Many overseas directors of UK companies visit the UK for short periods of time and do not establish tax residence in the UK. However, with a harsh penalty regime there could be potential issues that non-resident directors and UK companies should be aware of. Fortunately, some straightforward planning does exist. This Global Insight provides an overview of the key changes and the main issues to consider.
Is a UK tax return due?
Yes, according to HM Revenue & Customs (HMRC), any director of a UK company is within the criteria for self-assessment and this includes non-resident directors. The current penalty regime applies as follows:
- If HMRC issue the individual with a UK tax return, they must file the return by the relevant filing deadline.
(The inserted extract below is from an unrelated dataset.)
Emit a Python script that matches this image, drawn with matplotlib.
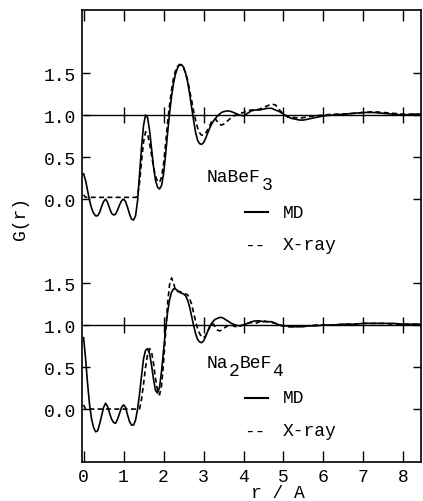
import numpy as np
import matplotlib.pyplot as plt
from matplotlib.lines import Line2D

plt.rcParams['font.family'] = ['Liberation Mono', 'DejaVu Sans Mono']

# r grid: fine step to 3.5, coarser beyond
r_fine = [round(0.05 * i, 2) for i in range(71)]
r_top_tail = [3.6, 3.7, 3.8, 3.9, 4.0, 4.1, 4.2, 4.3, 4.4, 4.5, 4.6, 4.7, 4.8, 4.9,
              5.0, 5.1, 5.2, 5.3, 5.4, 5.5, 5.6, 5.8, 6.0, 6.25, 6.5, 6.75, 7.0,
              7.25, 7.5, 7.75, 8.0, 8.25, 8.5]

# NaBeF3, MD
g_nabef3_md = [0.30, 0.22, 0.10, -0.02, -0.11, -0.17, -0.20, -0.20, -0.16, -0.09,
               -0.03, 0.00, -0.04, -0.11, -0.17, -0.19, -0.18, -0.13, -0.07, -0.02,
               0.00, -0.03, -0.10, -0.18, -0.24, -0.25, -0.20, -0.02, 0.30, 0.62,
               0.88, 1.00, 0.97, 0.82, 0.60, 0.38, 0.22, 0.14, 0.12, 0.16,
               0.30, 0.52, 0.78, 1.02, 1.22, 1.38, 1.49, 1.56, 1.60, 1.60,
               1.57, 1.50, 1.40, 1.26, 1.10, 0.94, 0.80, 0.70, 0.66, 0.65,
               0.67, 0.72, 0.78, 0.84, 0.89, 0.93, 0.96, 0.99, 1.01, 1.03, 1.04,
               1.05, 1.04, 1.02, 1.00, 0.99, 1.02, 1.05, 1.06, 1.06, 1.07, 1.08, 1.08,
               1.06, 1.04, 1.01, 0.98, 0.96, 0.95, 0.94, 0.94, 0.95, 0.97, 0.99, 1.00,
               1.01, 1.02, 1.03, 1.03, 1.02, 1.01, 1.00, 1.01, 1.01]

# NaBeF3, X-ray
g_nabef3_xr = [0.05, 0.02, 0.02, 0.02, 0.02, 0.02, 0.02, 0.02, 0.02, 0.02,
               0.02, 0.02, 0.02, 0.02, 0.02, 0.02, 0.02, 0.02, 0.02, 0.02,
               0.02, 0.02, 0.02, 0.02, 0.02, 0.02, 0.02, 0.03, 0.20, 0.45,
               0.68, 0.80, 0.78, 0.66, 0.52, 0.38, 0.27, 0.21, 0.20, 0.26,
               0.42, 0.65, 0.90, 1.12, 1.30, 1.44, 1.53, 1.58, 1.60, 1.59,
               1.56, 1.50, 1.42, 1.30, 1.18, 1.05, 0.94, 0.85, 0.79, 0.76,
               0.76, 0.78, 0.82, 0.87, 0.92, 0.95, 0.95, 0.92, 0.89, 0.88, 0.89,
               0.93, 0.97, 1.00, 1.02, 1.03, 1.05, 1.06, 1.06, 1.07, 1.09, 1.11, 1.13,
               1.12, 1.06, 1.01, 0.98, 0.97, 0.97, 0.96, 0.97, 0.98, 0.99, 1.00, 1.01,
               1.01, 1.02, 1.03, 1.04, 1.03, 1.02, 1.01, 1.01, 1.01]

# Na2BeF4, MD
g_na2bef4_md = [0.85, 0.60, 0.30, 0.05, -0.12, -0.22, -0.27, -0.26, -0.18, -0.08,
                0.02, 0.07, 0.03, -0.05, -0.12, -0.16, -0.17, -0.12, -0.05, 0.02,
                0.05, 0.02, -0.07, -0.15, -0.19, -0.19, -0.13, 0.00, 0.18, 0.40,
                0.60, 0.70, 0.72, 0.66, 0.52, 0.35, 0.22, 0.19, 0.26, 0.45,
                0.70, 0.95, 1.15, 1.30, 1.39, 1.43, 1.43, 1.41, 1.39, 1.38,
                1.37, 1.35, 1.30, 1.22, 1.11, 1.00, 0.90, 0.83, 0.80, 0.79,
                0.81, 0.86, 0.92, 0.97, 1.02, 1.05, 1.07, 1.08, 1.09, 1.09, 1.08,
                1.05, 1.02, 1.00, 0.99, 1.00, 1.02, 1.04, 1.05, 1.05, 1.04, 1.04, 1.04,
                1.02, 1.00, 0.99, 0.99, 0.98, 0.98, 0.98, 0.98, 0.99, 0.99, 1.00, 1.00,
                1.01, 1.01, 1.02, 1.02, 1.02, 1.02, 1.01, 1.01, 1.01]

# Na2BeF4, X-ray
g_na2bef4_xr = [0.05, 0.00, 0.00, 0.00, 0.00, 0.00, 0.00, 0.00, 0.00, 0.00,
                0.00, 0.00, 0.00, 0.00, 0.00, 0.00, 0.00, 0.00, 0.00, 0.00,
                0.00, 0.00, 0.00, 0.00, 0.00, 0.00, 0.00, 0.00, 0.00, 0.12,
                0.30, 0.50, 0.65, 0.72, 0.68, 0.54, 0.36, 0.22, 0.17, 0.28,
                0.55, 0.90, 1.25, 1.48, 1.56, 1.50, 1.41, 1.40, 1.40, 1.39,
                1.38, 1.37, 1.36, 1.32, 1.25, 1.15, 1.05, 0.96, 0.90, 0.86,
                0.85, 0.87, 0.92, 0.98, 1.02, 1.01, 0.97, 0.94, 0.93, 0.94, 0.96,
                0.99, 1.00, 0.98, 0.99, 1.00, 1.02, 1.03, 1.02, 1.04, 1.05, 1.04, 1.03,
                1.02, 1.00, 0.99, 0.98, 0.98, 0.98, 0.99, 0.99, 0.99, 1.00, 1.00, 1.00,
                1.01, 1.01, 1.02, 1.02, 1.02, 1.01, 1.01, 1.01, 1.01]

r = np.array(r_fine + r_top_tail)
offset_top = 2.5
ytick_vals = [0.0, 0.5, 1.0, 1.5]
ytick_labels = ['0.0', '0.5', '1.0', '1.5']
xtick_vals = [0, 1, 2, 3, 4, 5, 6, 7, 8]

fig = plt.figure(figsize=(4.23, 5.02), dpi=100)
ax = fig.add_axes([82 / 423, 39 / 502, 339 / 423, 452 / 502])

lw = 1.2
dash = (0, (3, 2))
ax.plot(r, np.array(g_nabef3_md) + offset_top, color='black', lw=lw)
ax.plot(r, np.array(g_nabef3_xr) + offset_top, color='black', lw=lw, linestyle=dash)
ax.plot(r, g_na2bef4_md, color='black', lw=lw)
ax.plot(r, g_na2bef4_xr, color='black', lw=lw, linestyle=dash)

# G = 1 reference lines with cross ticks
for off in [0.0, offset_top]:
    ax.hlines(1.0 + off, 0, 8.44, color='black', lw=1.0)
    ax.plot(xtick_vals[1:], [1.0 + off] * len(xtick_vals[1:]), linestyle='none',
            marker='|', color='black', ms=12, mew=1.0)

ax.set_xlim(-0.04, 8.44)
ax.set_ylim(-0.63, 4.75)
ax.set_xticks(xtick_vals)
ax.set_xticklabels([str(v) for v in xtick_vals])
ax.set_yticks(ytick_vals + [v + offset_top for v in ytick_vals])
ax.set_yticklabels(ytick_labels * 2)
ax.tick_params(direction='in', length=6, width=1.0, labelsize=13,
               top=True, right=True, pad=4)
ax.tick_params(axis='x', length=8)
for s in ax.spines.values():
    s.set_linewidth(1.2)

fig.text(20 / 423, 1 - 218 / 502, 'G(r)', rotation=90, fontsize=13,
         ha='center', va='center')
fig.text(278 / 423, 1 - 494 / 502, 'r / A', fontsize=13, ha='center', va='center')

# legend blocks; formula pieces placed one char cell apart (monospace)
cell = 10.9
def legend_block(y_title, pieces):
    x = 207
    for txt, is_sub in pieces:
        dy = 9 if is_sub else 0
        fig.text(x / 423, 1 - (y_title + dy) / 502, txt, fontsize=13,
                 ha='left', va='center')
        x += cell * len(txt)
    y_md = y_title + 36
    y_xr = y_title + 69
    fig.add_artist(Line2D([245 / 423, 268 / 423], [1 - y_md / 502] * 2,
                          color='black', lw=1.5))
    fig.text(283 / 423, 1 - y_md / 502, 'MD', fontsize=13, ha='left', va='center')
    fig.text(244 / 423, 1 - y_xr / 502, '--', fontsize=13, ha='left', va='center')
    fig.text(283 / 423, 1 - y_xr / 502, 'X-ray', fontsize=13, ha='left', va='center')

legend_block(177, [('NaBeF', False), ('3', True)])
legend_block(363, [('Na', False), ('2', True), ('BeF', False), ('4', True)])

fig.savefig('out.png', dpi=100)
For 2013/2014, the statutory filing deadline is 31 January 2015. A late filing penalty will be incurred if the return is filed after the deadline even if no tax is due.
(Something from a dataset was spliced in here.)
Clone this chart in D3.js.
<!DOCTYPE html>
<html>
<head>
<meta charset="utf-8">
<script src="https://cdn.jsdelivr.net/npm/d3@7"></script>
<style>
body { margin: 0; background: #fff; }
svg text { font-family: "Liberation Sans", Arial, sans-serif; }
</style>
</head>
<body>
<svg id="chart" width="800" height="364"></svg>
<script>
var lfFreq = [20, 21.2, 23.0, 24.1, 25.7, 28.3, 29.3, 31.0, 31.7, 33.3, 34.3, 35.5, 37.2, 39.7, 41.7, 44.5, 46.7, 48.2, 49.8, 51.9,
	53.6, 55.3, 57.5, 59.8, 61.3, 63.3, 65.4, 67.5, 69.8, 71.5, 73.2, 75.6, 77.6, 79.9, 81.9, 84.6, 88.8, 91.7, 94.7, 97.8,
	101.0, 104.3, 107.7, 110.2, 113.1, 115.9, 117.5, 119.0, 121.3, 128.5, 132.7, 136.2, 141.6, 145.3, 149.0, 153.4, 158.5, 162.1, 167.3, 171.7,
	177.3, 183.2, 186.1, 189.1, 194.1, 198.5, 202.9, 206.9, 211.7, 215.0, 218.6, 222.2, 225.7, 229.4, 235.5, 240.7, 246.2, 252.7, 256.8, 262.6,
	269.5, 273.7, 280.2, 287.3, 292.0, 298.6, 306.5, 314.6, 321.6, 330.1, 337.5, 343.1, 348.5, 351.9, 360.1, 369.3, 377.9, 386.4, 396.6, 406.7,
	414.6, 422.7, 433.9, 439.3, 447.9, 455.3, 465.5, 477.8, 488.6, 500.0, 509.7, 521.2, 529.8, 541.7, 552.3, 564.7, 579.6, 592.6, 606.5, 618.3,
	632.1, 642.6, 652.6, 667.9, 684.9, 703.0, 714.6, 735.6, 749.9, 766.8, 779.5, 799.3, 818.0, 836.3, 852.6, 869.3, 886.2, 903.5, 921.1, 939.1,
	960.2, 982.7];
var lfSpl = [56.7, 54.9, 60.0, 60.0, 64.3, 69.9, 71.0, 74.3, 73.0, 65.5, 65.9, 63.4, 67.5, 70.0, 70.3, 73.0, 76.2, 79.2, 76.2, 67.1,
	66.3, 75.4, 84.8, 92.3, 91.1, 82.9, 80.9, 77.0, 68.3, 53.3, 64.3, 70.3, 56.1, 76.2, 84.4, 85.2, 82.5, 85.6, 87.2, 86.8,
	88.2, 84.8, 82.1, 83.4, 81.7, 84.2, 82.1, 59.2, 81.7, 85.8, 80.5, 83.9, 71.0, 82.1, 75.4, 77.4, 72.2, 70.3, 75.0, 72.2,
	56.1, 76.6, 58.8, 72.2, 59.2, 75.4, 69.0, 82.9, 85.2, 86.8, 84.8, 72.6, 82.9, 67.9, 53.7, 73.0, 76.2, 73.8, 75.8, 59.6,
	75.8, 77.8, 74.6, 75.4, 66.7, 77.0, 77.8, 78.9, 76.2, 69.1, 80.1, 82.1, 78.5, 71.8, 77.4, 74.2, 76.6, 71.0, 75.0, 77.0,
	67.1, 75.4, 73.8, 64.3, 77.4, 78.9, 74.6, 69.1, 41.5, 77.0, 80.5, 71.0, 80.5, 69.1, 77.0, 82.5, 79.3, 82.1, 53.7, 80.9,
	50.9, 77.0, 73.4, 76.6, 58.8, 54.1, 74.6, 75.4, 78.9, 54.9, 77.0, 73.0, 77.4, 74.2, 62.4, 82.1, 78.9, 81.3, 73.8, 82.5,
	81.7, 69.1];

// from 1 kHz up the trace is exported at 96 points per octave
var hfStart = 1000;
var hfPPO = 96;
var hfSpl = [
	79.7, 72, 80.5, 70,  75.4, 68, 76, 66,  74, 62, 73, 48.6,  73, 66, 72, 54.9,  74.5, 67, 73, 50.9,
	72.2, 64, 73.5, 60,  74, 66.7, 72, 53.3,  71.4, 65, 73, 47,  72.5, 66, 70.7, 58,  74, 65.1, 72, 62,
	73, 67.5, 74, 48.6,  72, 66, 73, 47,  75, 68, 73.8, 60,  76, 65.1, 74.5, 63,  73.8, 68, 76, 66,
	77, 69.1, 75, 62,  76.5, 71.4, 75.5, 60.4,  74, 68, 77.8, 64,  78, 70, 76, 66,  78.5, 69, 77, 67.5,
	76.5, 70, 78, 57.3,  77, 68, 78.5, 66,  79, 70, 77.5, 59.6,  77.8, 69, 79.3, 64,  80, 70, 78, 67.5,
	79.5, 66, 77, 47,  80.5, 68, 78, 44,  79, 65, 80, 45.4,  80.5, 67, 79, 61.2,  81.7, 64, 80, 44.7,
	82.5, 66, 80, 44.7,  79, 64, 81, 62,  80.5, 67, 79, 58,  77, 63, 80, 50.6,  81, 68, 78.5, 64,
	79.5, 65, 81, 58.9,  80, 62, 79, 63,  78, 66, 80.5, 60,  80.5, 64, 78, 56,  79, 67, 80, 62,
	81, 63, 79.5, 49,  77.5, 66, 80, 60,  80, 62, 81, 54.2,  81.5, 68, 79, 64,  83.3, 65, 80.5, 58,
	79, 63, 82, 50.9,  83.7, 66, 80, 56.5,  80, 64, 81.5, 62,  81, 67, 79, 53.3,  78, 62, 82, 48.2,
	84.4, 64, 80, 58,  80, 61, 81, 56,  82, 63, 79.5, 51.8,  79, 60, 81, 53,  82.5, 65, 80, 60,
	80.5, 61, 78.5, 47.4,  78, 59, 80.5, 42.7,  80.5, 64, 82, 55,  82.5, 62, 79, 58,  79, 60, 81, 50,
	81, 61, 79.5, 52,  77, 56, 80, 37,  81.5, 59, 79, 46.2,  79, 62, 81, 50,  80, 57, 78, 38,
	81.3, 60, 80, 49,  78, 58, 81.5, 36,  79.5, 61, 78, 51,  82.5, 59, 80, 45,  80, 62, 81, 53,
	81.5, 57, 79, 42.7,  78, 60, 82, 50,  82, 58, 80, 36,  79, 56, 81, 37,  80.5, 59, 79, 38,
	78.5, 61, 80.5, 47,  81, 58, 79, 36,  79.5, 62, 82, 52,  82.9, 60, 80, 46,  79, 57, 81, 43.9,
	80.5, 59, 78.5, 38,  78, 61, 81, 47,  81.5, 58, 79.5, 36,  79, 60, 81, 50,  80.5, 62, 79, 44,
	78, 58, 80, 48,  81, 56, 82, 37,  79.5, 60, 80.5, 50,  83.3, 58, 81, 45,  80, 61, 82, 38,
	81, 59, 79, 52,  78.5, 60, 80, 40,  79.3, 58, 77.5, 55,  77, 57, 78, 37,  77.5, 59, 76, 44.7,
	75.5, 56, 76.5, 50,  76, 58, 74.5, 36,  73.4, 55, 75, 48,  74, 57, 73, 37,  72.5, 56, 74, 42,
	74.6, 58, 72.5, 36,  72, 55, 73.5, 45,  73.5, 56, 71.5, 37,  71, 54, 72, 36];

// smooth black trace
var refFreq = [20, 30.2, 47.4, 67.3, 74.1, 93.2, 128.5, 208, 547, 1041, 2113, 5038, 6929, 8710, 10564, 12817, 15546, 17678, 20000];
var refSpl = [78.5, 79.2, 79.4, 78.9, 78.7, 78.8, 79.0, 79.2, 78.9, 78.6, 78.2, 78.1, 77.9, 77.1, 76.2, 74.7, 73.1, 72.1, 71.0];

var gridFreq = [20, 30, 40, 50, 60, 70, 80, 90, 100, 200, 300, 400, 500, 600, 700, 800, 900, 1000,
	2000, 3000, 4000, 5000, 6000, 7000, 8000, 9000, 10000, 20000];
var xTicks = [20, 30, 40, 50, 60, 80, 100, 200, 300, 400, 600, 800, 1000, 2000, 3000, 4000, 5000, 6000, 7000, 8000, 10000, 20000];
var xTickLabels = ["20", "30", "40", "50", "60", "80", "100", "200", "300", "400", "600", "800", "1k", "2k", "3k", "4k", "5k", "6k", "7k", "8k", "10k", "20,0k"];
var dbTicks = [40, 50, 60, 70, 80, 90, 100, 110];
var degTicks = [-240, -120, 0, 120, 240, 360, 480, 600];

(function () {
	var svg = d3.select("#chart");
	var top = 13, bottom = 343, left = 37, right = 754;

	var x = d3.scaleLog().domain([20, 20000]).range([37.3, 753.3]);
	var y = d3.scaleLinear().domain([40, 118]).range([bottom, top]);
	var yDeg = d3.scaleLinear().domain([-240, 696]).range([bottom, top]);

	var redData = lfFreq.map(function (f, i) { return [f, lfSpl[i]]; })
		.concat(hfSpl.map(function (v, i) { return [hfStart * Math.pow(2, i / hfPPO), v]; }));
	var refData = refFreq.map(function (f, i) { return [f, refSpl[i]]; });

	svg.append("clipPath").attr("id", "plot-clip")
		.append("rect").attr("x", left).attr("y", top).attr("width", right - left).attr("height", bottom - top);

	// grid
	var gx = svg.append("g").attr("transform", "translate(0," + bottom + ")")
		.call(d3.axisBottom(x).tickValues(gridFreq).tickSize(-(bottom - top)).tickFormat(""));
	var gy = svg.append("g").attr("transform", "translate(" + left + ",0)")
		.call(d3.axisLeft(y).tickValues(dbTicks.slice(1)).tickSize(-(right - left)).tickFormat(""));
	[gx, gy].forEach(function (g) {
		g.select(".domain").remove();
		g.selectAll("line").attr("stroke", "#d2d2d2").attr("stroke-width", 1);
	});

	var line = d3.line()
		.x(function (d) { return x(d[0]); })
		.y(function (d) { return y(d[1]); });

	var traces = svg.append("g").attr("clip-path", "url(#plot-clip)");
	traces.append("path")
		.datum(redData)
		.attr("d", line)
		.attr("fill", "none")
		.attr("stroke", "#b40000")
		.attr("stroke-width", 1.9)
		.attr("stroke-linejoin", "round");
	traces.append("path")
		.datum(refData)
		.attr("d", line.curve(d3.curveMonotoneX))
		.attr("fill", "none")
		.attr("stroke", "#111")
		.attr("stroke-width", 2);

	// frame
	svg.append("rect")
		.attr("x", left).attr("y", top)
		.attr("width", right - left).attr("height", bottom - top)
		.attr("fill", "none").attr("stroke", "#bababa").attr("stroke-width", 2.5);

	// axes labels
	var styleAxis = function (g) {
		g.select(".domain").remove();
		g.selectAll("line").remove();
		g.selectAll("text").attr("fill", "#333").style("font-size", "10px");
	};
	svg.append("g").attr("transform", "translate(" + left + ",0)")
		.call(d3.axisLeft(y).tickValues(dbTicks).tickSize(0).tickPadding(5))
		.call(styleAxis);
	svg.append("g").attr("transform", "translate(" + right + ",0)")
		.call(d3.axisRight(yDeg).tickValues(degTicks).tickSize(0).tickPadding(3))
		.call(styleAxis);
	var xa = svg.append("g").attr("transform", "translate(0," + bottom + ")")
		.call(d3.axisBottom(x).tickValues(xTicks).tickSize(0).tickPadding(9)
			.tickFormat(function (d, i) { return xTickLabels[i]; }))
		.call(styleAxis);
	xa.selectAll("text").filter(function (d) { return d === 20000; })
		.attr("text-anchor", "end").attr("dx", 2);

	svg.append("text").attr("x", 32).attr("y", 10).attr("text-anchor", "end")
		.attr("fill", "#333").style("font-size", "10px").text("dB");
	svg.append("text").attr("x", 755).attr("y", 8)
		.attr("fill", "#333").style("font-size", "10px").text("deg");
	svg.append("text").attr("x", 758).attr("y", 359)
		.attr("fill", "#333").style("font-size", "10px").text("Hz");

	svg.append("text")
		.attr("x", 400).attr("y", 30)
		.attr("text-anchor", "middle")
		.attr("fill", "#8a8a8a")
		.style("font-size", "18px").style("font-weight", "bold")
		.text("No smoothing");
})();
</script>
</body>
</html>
- If the return shows that there is no UK income and the tax is NIL then an appropriate disclosure should be made on the return. HMRC have said that they will not issue a tax return, every year in respect of these cases and will instead review the position every few years.
- If HMRC do not issue a UK tax return but UK tax is due, then a penalty for failing to notify HMRC will be imposed unless that tax is paid by the filing deadline. The penalty is potentially up to 100% of the tax due, but is likely to be much lower if the failure can be notified within 12 months of the tax becoming unpaid and is unprompted by HMRC.
Will director remuneration be subject to UK tax?
A non-resident director of a UK company is an office holder, and strictly any income received in relation to this UK role should be treated as earnings in the UK and subject to UK wage withholding (PAYE). Tax treaties will not normally offer protection from UK tax in this situation. However, if the individual is not remunerated in any way, either by the UK or overseas company, for the UK directorship role then there should be no UK tax. It is helpful to support this view with underlying documents such as Director contracts.
Are UK accommodation expenses taxable?
HMRC take the view that accommodation expenses of a non-resident director performing a UK director role are taxable in the UK, regardless of whether the costs are borne in the UK or overseas, because the accommodation is provided at the normal place of work for the UK role (e.g. staying at a UK hotel while attending UK board meetings).
The employer tax treatment will depend on the form in which the accommodation is provided.
1. If the company is providing or settling the accommodation costs directly e.g. the invoice for the costs are sent directly to the company, this would need to be reported as a taxable employee benefit on Form P11d.
2. If the individual is reimbursed for the accommodation expenses e.g. where the invoice for accommodation is in the director’s name, this would be regarded as the employer giving the employee non-business expenses which would be taxable in the same way as any other cash payment. Similarly, if the company settles an invoice in the individual’s name, this would be regarded as discharging his pecuniary liability and should be subject to PAYE via the payroll.
The company may have a PAYE withholding obligation on this remuneration, despite not physically paying the director and in some instances not knowing what they are paid. It may be possible to include the taxable expenses on a PAYE Settlement Agreement (PSA) whereby the company would gross up the taxable benefit and meet the tax liability on the individual’s behalf, thereby removing the requirement to report the expenses paid on the individual’s P11d. This can provide a practical solution.
Are travel expenses taxable?
The reimbursement of UK director expenses incurred travelling to and from work in the UK (such as attending UK Board meetings) will typically be taxable regardless of whether they are borne in the UK or overseas. Strictly, if reimbursed, the expenses should be taxed through the payroll as normal (or in practice reported on Form P11d).
However, assuming the individual is not UK domiciled it is likely that UK tax relief can be claimed on a UK tax return for this travel under home leave tax provisions such that there is ultimately no UK tax due.
Are UK social security taxes (NIC) due?
The NIC position is potentially complex. The position may depend on where the director has ongoing social tax obligations, other directorships held and whether the other territory treats directors as employees or self employed. As broad principles though, a director who comes to work in the UK from an European Economic Area (EEA) country or from a country with which the UK has a Reciprocal Agreement on social security, will be exempt from paying UK NIC provided an A1/E101 or Certificate of Coverage is held for the relevant period.
There are also concessions for non-resident directors who come to work for a company in the UK from non EEA/ agreement countries. For example, where the only work the director does in the UK is to attend board meetings (subject to conditions such as attending less than 10 meetings per year).